The COVID-19 pandemic has negatively affected people from different backgrounds and all walks of life. The struggle of one particular group has gone largely unnoticed – people diagnosed with rare diseases.
In the U.S., according to the Orphan Act of 1983, a rare disease is defined as a condition that affects fewer than 200,000 Americans. There are 7,000 kinds of rare diseases in the country. And although each disease affects fewer than 200,000 people, every one in ten people is likely impacted by one of these diseases.
It is therefore essential that the struggles of rare disease patients and their caregivers during the pandemic are given adequate attention.
Effects of Covid-19 on the Rare Disease Community
Thus far, the pandemic has caused a variety of issues including limited access to healthcare and added stress and anxiety.
A survey conducted by the National Institutes of Health confirmed that access to medicine and medical treatment was one of the most common initial concerns of rare disease patients and their families when the pandemic hit.
According to the Rare Genomics Institute, half of the individuals with rare diseases are children.
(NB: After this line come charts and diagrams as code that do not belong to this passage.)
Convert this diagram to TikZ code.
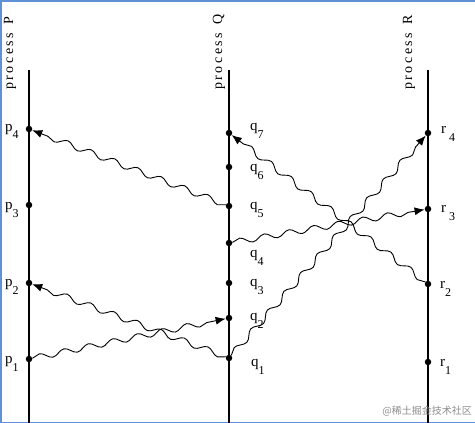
\documentclass[tikz,border=0pt]{standalone}
\usepackage{fontspec}
\setmainfont{Liberation Serif}
\newfontfamily\cjkwm{Noto Sans CJK SC}
\usetikzlibrary{decorations.pathmorphing,arrows.meta}
\newcommand\evl[2]{{\fontsize{15}{15}\selectfont #1}\raisebox{-8pt}{\fontsize{12}{12}\selectfont #2}}
\newcommand\proclab[1]{\fontsize{14}{14}\selectfont\addfontfeatures{LetterSpace=18}process\hspace{8.5pt}#1}
\begin{document}
\begin{tikzpicture}[x=1pt,y=-1pt,
  ev/.style={circle,fill=black,inner sep=0pt,minimum size=6.5pt},
  procline/.style={line width=1.4pt},
  msg/.style={line width=0.9pt,decorate,decoration={snake,amplitude=3pt,segment length=25pt,post length=9pt},-{Latex[length=10pt,width=8pt]}},
  lab/.style={anchor=base west,inner sep=0pt},
  plab/.style={anchor=base west,inner sep=0pt,rotate=90},
  frame/.style={draw={rgb,255:red,95;green,145;blue,215},line width=1.5pt}]
\useasboundingbox (0,0) rectangle (475,423);
% screenshot frame
\draw[frame] (475,0.75) -- (0.75,0.75) -- (0.75,422.25) -- (475,422.25);
% process lines
\coordinate (Ptop) at (29,70); \coordinate (Pbot) at (29,423);
\coordinate (Qtop) at (229,70); \coordinate (Qbot) at (229,423);
\coordinate (Rtop) at (428,70); \coordinate (Rbot) at (428,423);
\draw[procline] (Ptop) -- (Pbot);
\draw[procline] (Qtop) -- (Qbot);
\draw[procline] (Rtop) -- (Rbot);
% process labels
\node[plab] (lP) at (13,90) {\proclab{P}};
\node[plab] (lQ) at (222,90) {\proclab{Q}};
\node[plab] (lR) at (412,90) {\proclab{R}};
% events
\node[ev] (p4) at (29,129) {};
\node[ev] (p3) at (29,205) {};
\node[ev] (p2) at (29,283) {};
\node[ev] (p1) at (29,359) {};
\node[ev] (q7) at (229,133) {};
\node[ev] (q6) at (229,167) {};
\node[ev] (q5) at (229,206) {};
\node[ev] (q4) at (229,243) {};
\node[ev] (q3) at (229,283) {};
\node[ev] (q2) at (229,318) {};
\node[ev] (q1) at (229,358) {};
\node[ev] (r4) at (428,133) {};
\node[ev] (r3) at (428,209) {};
\node[ev] (r2) at (428,284) {};
\node[ev] (r1) at (428,362) {};
% event labels
\node[lab] (tp4) at (5,131) {\evl{p}{4}};
\node[lab] (tp3) at (5,209) {\evl{p}{3}};
\node[lab] (tp2) at (5,286) {\evl{p}{2}};
\node[lab] (tp1) at (5,363) {\evl{p}{1}};
\node[lab] (tq7) at (250,130) {\evl{q}{7}};
\node[lab] (tq6) at (250,171) {\evl{q}{6}};
\node[lab] (tq5) at (250,209) {\evl{q}{5}};
\node[lab] (tq4) at (250,257) {\evl{q}{4}};
\node[lab] (tq3) at (250,286) {\evl{q}{3}};
\node[lab] (tq2) at (250,320) {\evl{q}{2}};
\node[lab] (tq1) at (251,366) {\evl{q}{1}};
\node[lab] (tr4) at (441,133) {\evl{r\hspace{3pt}}{4}};
\node[lab] (tr3) at (441,212) {\evl{r\hspace{3pt}}{3}};
\node[lab] (tr2) at (440,288) {\evl{r}{2}};
\node[lab] (tr1) at (440,366) {\evl{r}{1}};
% messages
\draw[msg] (q5) -- (p4);
\draw[msg] (p1) -- (q2);
\draw[msg] (q1) -- (p2);
\draw[msg] (q1) -- (r4);
\draw[msg] (q4) -- (r3);
\draw[msg] (r2) -- (q7);
% watermark
\node[anchor=east,inner sep=0pt,text=black!45] (wm) at (472,411) {\cjkwm\fontsize{10}{10}\selectfont @稀土掘金技术社区};
\end{tikzpicture}
\end{document}
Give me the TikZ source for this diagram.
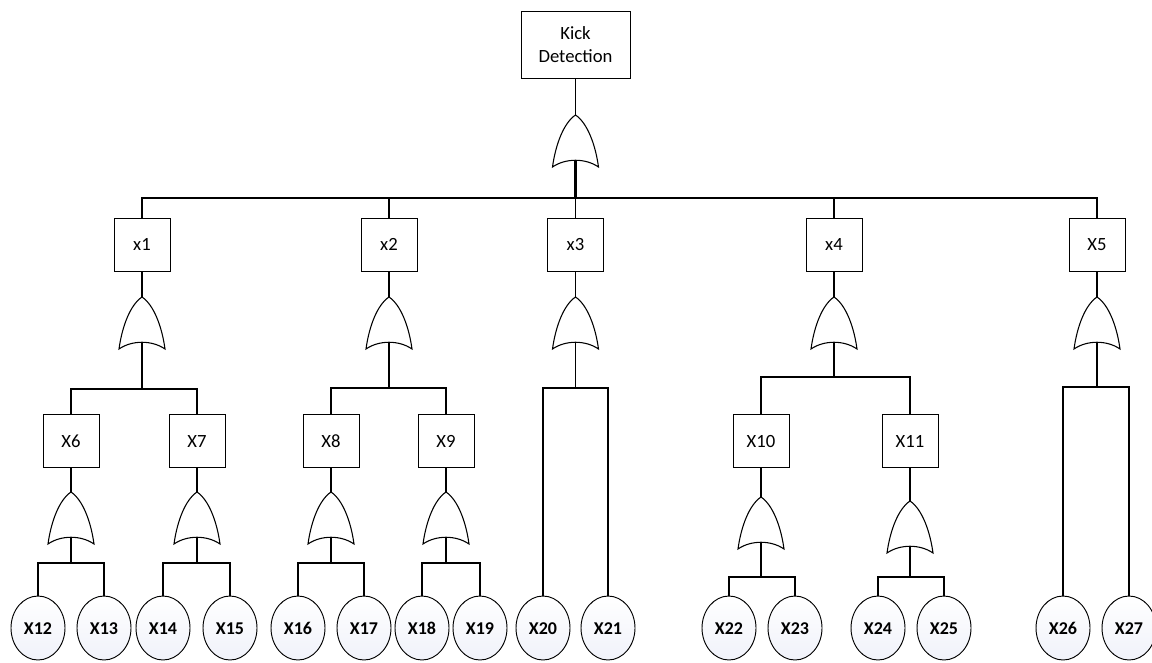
\documentclass[tikz,border=0pt]{standalone}
\usepackage{fontspec}
\setmainfont{Carlito}
\usepackage{tikz}
\usetikzlibrary{shapes.geometric}
\definecolor{evfill}{RGB}{240,242,250}
\tikzstyle{block} = [rectangle, draw, line width=0.7pt, fill=white,
    minimum width=42pt, minimum height=39.75pt, inner sep=1pt,
    font=\fontsize{14}{17}\selectfont]
\tikzstyle{topblock} = [block, minimum width=81.75pt, minimum height=50.25pt,
    align=center]
\tikzstyle{event} = [ellipse, draw, line width=0.7pt, top color=white,
    bottom color=evfill, minimum width=40.5pt, minimum height=48pt,
    inner sep=0pt, text height=9pt, text depth=0pt,
    font=\fontsize{13.5}{16}\selectfont\bfseries]
\tikzstyle{line} = [draw, line width=1.1pt]
\tikzset{orgate/.pic={
    \draw[line width=0.8pt, fill=white] (0,0) .. controls (-12,8) and (-20,30) .. (-23,52)
        .. controls (-10,43) and (10,43) .. (23,52)
        .. controls (20,30) and (12,8) .. cycle;
    \coordinate (-in) at (0,0);
    \coordinate (-out) at (0,46);
}}

\begin{document}
\begin{tikzpicture}[x=0.75pt, y=-0.75pt]
                \useasboundingbox (0,0) rectangle (1152,662);
                \node [topblock] at (575.5,44.5) (kick) {Kick\\Detection};
                \pic (gk) at (575.5,115) {orgate};
                \coordinate (b0) at (575.5,198);
                \node [block] at (142,244.5) (x1) {x1};
                \node [block] at (389,244.5) (x2) {x2};
                \node [block] at (575.5,244.5) (x3) {x3};
                \node [block] at (834,244.5) (x4) {x4};
                \node [block] at (1097,244.5) (x5) {X5};
                \pic (g1) at (142,297) {orgate};
                \pic (g2) at (389,297) {orgate};
                \pic (g3) at (575.5,297) {orgate};
                \pic (g4) at (834,297) {orgate};
                \pic (g5) at (1097,297) {orgate};
                \coordinate (b1) at (142,389);
                \coordinate (b2) at (389,388);
                \coordinate (b3) at (575.5,388);
                \coordinate (b4) at (834,377);
                \coordinate (b5) at (1097,387);
                \node [block] at (71,441) (x6) {X6};
                \node [block] at (197,441) (x7) {X7};
                \node [block] at (331,441) (x8) {X8};
                \node [block] at (446,441) (x9) {X9};
                \node [block] at (761,441) (x10) {X10};
                \node [block] at (910,441) (x11) {X11};
                \pic (g6) at (71,492) {orgate};
                \pic (g7) at (197,492) {orgate};
                \pic (g8) at (331,492) {orgate};
                \pic (g9) at (446,492) {orgate};
                \pic (g10) at (761,497) {orgate};
                \pic (g11) at (910,501) {orgate};
                \coordinate (b6) at (71,563);
                \coordinate (b7) at (197,563);
                \coordinate (b8) at (331,563);
                \coordinate (b9) at (446,563);
                \coordinate (b10) at (761,577);
                \coordinate (b11) at (910,577);
                \node [event] at (38,628) (x12) {X12};
                \node [event] at (104,628) (x13) {X13};
                \node [event] at (163,628) (x14) {X14};
                \node [event] at (230,628) (x15) {X15};
                \node [event] at (298,628) (x16) {X16};
                \node [event] at (364,628) (x17) {X17};
                \node [event] at (422,628) (x18) {X18};
                \node [event] at (480,628) (x19) {X19};
                \node [event] at (543,628) (x20) {X20};
                \node [event] at (608,628) (x21) {X21};
                \node [event] at (729,628) (x22) {X22};
                \node [event] at (795,628) (x23) {X23};
                \node [event] at (878,628) (x24) {X24};
                \node [event] at (944,628) (x25) {X25};
                \node [event] at (1063,628) (x26) {X26};
                \node [event] at (1129,628) (x27) {X27};
                \path [line] (kick) -- (gk-in);
                \path [line, line width=1.6pt] (gk-out) -- (b0);
                \path [line] (x1) |- (b0) -| (x5);
                \path [line] (x2) -- (x2 |- b0);
                \path [line] (x3) -- (b0);
                \path [line] (x4) -- (x4 |- b0);
                \path [line] (x1) -- (g1-in);
                \path [line] (x2) -- (g2-in);
                \path [line] (x3) -- (g3-in);
                \path [line] (x4) -- (g4-in);
                \path [line] (x5) -- (g5-in);
                \path [line] (g1-out) -- (b1);
                \path [line] (g2-out) -- (b2);
                \path [line] (g3-out) -- (b3);
                \path [line] (g4-out) -- (b4);
                \path [line] (g5-out) -- (b5);
                \path [line] (x6) |- (b1) -| (x7);
                \path [line] (x8) |- (b2) -| (x9);
                \path [line] (x20) |- (b3) -| (x21);
                \path [line] (x10) |- (b4) -| (x11);
                \path [line] (x26) |- (b5) -| (x27);
                \path [line] (x6) -- (g6-in);
                \path [line] (x7) -- (g7-in);
                \path [line] (x8) -- (g8-in);
                \path [line] (x9) -- (g9-in);
                \path [line] (x10) -- (g10-in);
                \path [line] (x11) -- (g11-in);
                \path [line] (g6-out) -- (b6);
                \path [line] (g7-out) -- (b7);
                \path [line] (g8-out) -- (b8);
                \path [line] (g9-out) -- (b9);
                \path [line] (g10-out) -- (b10);
                \path [line] (g11-out) -- (b11);
                \path [line] (x12) |- (b6) -| (x13);
                \path [line] (x14) |- (b7) -| (x15);
                \path [line] (x16) |- (b8) -| (x17);
                \path [line] (x18) |- (b9) -| (x19);
                \path [line] (x22) |- (b10) -| (x23);
                \path [line] (x24) |- (b11) -| (x25);
            \end{tikzpicture}
\end{document}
This has introduced another challenge when it comes to facing the threat of the pandemic.
The survey also mentioned that the families affected were concerned about the status and continuity of clinical trials. This is because these diseases pose a certain level of difficulty when it comes to research because of how rare patients are. This means many of these conditions have limited treatment options even before COVID-19.
This is one of the issues being addressed by patient advocacy organization partnerships, including Rare Patient Voice. We have been empowering rare disease research studies by offering study volunteer opportunities, making sure that there is continuity in the development of treatments and improvements in medical access.
According to another survey by the National Organization for Rare Disorders, telehealth has been particularly helpful according to rare disease patients and their caregivers. Because of the rarity and difficulty of some of these diseases, before the pandemic and the subsequent rise of telehealth, 39 percent of patients travel more than 60 miles just to access the appropriate medical care.
The survey also mentioned that the development of this technology is also having positive impacts on other facets of life of these patients and their families. One example is how some patients can now actively participate in work and schooling without having to worry about missing medical appointments.
This increased coverage of telehealth was also facilitated, in part, by the federal government. When the pandemic struck in early March of 2020, the government started taking steps to expand the reach of telehealth services that were previously intended primarily for patients in rural areas.
The government impetus opened doors for out-of-state medical practitioners to offer their services across state lines. Many private insurers also followed suit to include telehealth services in their coverages.